In Rovereto and in exhibitions since, Hinrichs has created indoor landscapes using all-too familiar materials — cardboard, string, recycled rubber, fabrics. Her low-toned and restricted palette encourages an informal, open and natural reaction; the artist eases her work into the surroundings as though by chance. In Rovereto, with time, I began to notice the ambiguities contained in her arrangements, and it was no longer clear whether, for example, The forgotten heart, a work consisting of cardboard boxes and papier-mâché, was a ‘work’ or merely cardboard.

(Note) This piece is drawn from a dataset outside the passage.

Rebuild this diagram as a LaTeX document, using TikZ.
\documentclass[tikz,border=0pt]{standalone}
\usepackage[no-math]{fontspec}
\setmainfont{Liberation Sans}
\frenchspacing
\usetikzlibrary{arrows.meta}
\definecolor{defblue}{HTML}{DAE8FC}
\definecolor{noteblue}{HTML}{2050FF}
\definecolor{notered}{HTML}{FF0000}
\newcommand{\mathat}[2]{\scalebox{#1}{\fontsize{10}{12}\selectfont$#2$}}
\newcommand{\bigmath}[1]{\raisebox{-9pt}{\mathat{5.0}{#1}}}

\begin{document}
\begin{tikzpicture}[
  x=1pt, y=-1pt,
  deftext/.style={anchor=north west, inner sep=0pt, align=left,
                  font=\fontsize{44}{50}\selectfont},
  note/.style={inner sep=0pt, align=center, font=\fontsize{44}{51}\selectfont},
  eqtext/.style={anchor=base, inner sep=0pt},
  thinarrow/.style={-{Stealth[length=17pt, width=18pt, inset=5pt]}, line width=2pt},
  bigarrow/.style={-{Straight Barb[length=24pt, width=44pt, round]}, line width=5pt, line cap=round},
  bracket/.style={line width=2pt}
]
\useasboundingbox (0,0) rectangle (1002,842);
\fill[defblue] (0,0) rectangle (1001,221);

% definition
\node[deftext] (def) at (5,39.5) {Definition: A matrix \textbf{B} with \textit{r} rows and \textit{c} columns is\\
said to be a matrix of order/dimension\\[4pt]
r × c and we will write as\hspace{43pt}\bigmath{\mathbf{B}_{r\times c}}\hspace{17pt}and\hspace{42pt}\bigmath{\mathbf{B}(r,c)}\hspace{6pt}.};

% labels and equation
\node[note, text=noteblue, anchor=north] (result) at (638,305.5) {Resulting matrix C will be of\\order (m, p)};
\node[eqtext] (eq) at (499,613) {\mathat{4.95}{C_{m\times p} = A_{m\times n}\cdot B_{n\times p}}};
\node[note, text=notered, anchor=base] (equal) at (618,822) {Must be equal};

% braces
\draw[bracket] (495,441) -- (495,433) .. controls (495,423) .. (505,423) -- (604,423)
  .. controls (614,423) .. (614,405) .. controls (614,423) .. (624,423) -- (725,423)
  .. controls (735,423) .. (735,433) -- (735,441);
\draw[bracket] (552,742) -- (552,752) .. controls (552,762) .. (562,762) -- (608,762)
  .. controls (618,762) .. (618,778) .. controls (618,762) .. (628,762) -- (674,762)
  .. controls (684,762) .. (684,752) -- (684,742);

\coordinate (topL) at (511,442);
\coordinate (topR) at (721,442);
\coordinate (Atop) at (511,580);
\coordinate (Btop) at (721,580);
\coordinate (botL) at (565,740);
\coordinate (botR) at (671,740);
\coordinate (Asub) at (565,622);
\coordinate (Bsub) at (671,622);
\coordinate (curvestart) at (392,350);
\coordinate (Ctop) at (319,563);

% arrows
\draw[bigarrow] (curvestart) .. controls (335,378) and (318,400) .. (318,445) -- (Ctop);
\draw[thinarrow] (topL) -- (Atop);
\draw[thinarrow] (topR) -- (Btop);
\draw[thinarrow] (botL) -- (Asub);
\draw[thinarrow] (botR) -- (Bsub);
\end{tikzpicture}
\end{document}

Sometimes Hinrichs deliberately toys with the idea of the ready-made, placing footballs, pearls and eggs amongst her hand-shaped pieces. In seeing these together, I wondered if a football only then and there became a metaphor for a planet and a universe, or if I had always know about their — now seemingly obvious — equivalence.

With her stripped-back mise en scene, Hinrichs’ installations appear as familiar stories, reshaped and stretched into new forms — only the originals are impossible to place. It was like this in Oostende, too: my nostalgic synthesis of the day was not the result of the weather or the seascape, nor even of a particular experience in my own memory. Oostende could have contained anything, and anything but Oostende. The day became a perfect simulation of a set of conditions I could only have known from secondary sources.

It is easy to get carried away here; a scene can appear so vividly drawn that one can overstep the barriers between outsider and constituent. Hinrichs is aware of this — with typically understated humour, the artist places small statuettes, actors-observers, in the periphery of her installations. The works themselves engage in an active exchange, too: in Librarian’s Eye, for example, an isolated video animation surveys the space, encouraging other works to perform their roles. It’s a peculiar moment, to recognise so clearly one’s own feeling as belonging to an altogether different story, and in which either version of events could well be true. In my own seaside afternoon, I thought I was playing out some French film classic, perhaps the Louvre scene from À bout de soufflé.

To run so carefree under the noses of museum guards is a matter of some confidence. Without drawing attention to the self-control in Hinrichs’ works, the artist creates environments that are both protective and liberating. In the recent presence of perception, and a companion series of drawings which show house-like structures encased by the fingers of two hands, the artist holds a void, a space in which a story can unfold. But despite their immateriality, Hinrichs’ structures need only be held together with minimal force, as though they are determined to remain self-reliant, and confident that their fragility is only a matter of our perception.

Perhaps it is not then mere coincidence that I spent my afternoon by the sea in the company of Heide Hinrichs.